6. The air handling system of claim 4, wherein said third induction unit is interconnected to said first induction unit, and said fourth induction unit is interconnected to said second induction unit.

7. The air handling system of claim 6, wherein a portion of said air received in said first induction unit flows into said third induction unit, and a portion of said air received by said second induction unit flows into said fourth induction unit.

8. The air handling system of claim 1, wherein said first area is positioned at substantially right angles relative to said second and third areas, and is essentially parallel relative to said fourth area.

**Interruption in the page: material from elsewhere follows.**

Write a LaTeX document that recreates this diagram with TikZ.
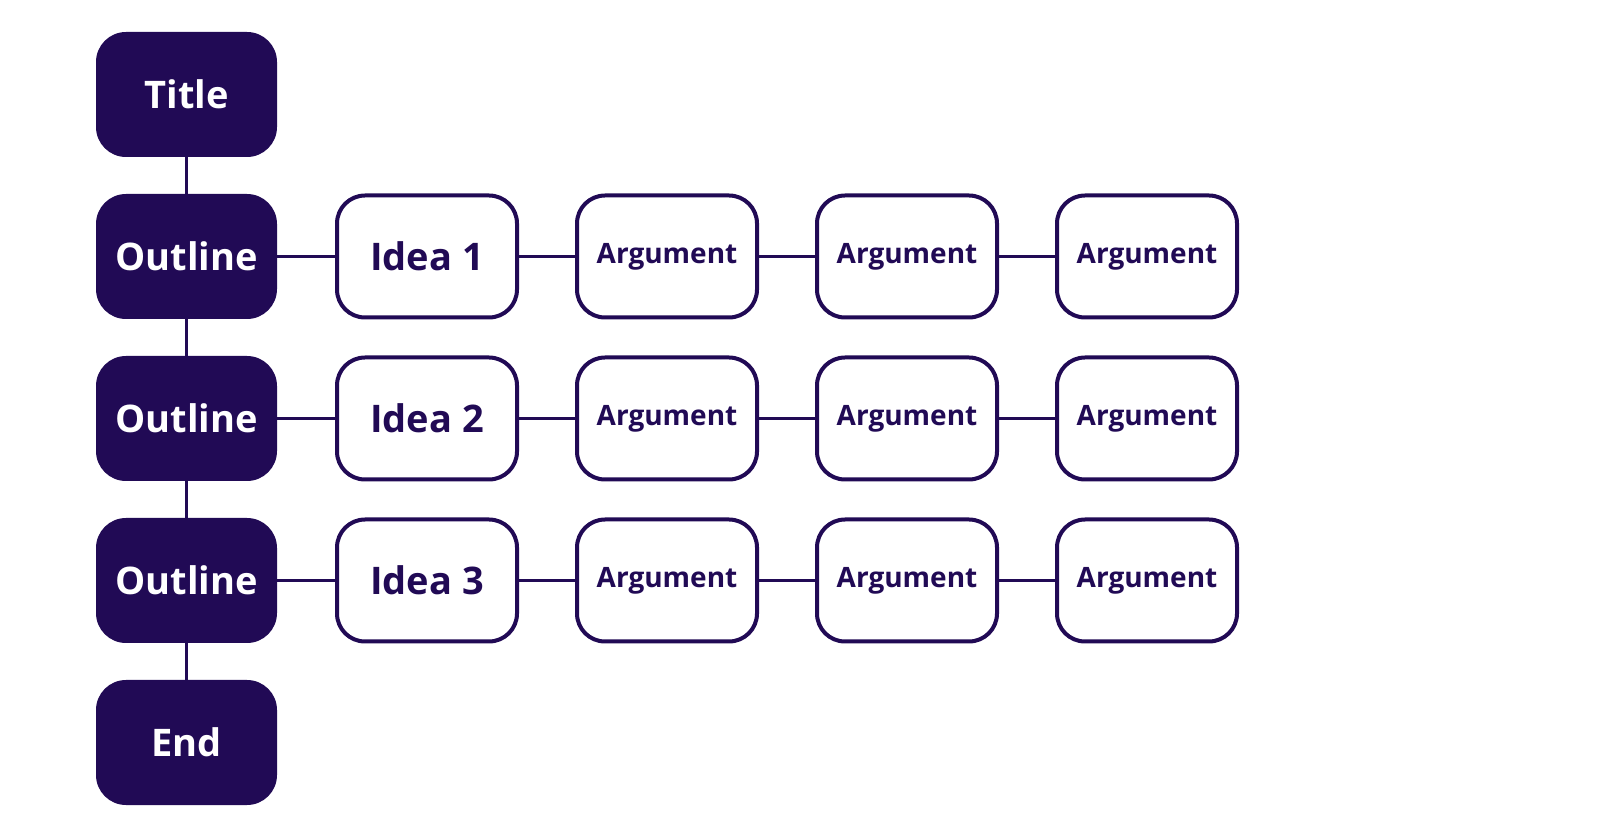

9. The air handling system of claim 8, wherein said air diffusing mechanism includes first, second, third, and fourth sets of louvers that direct the flow of air through said first, second, third, and fourth areas, respectively, and into said enclosed space.

10. The air handling system of claim 9, wherein said first, second, third, and fourth sets of louvers are positioned at predetermined angles relative to said first, second, third, and fourth areas, respectively.

11. An air handling system for receiving air from a primary air source and distributing air in a room defining an enclosed space, said air handling system comprising:

a. first, second, third, and fourth inductor units interconnected downstream to said primary air source and defining first, second, third, and fourth areas, respectively, wherein said air is induced to flow through said first, second, third, and fourth inductor units and into said first, second, third, and fourth areas, respectively;

b. an air diffusing mechanism positioned adjacent to said first, second, third, and fourth areas for directing said induced air from said first, second, third, and fourth areas in first, second, third, and fourth directions, respectively; and

c. a Y-shaped coupling unit interconnecting said first and second inductor units to one another and to said primary air source.

12. The air handling system of claim 11, wherein said Y-shaped coupling unit substantially equally splits the flow of said air received from said primary air source to said first and second inductor units.

13. The air handling system of claim 12, wherein said third induction unit is interconnected to said first induction unit, and said fourth induction unit is interconnected to said second induction unit.

14. The air handling system of claim 12, wherein a portion of said air received in said first induction unit flows into said third induction unit, and a portion of said air received by said second induction unit flows into said fourth induction unit.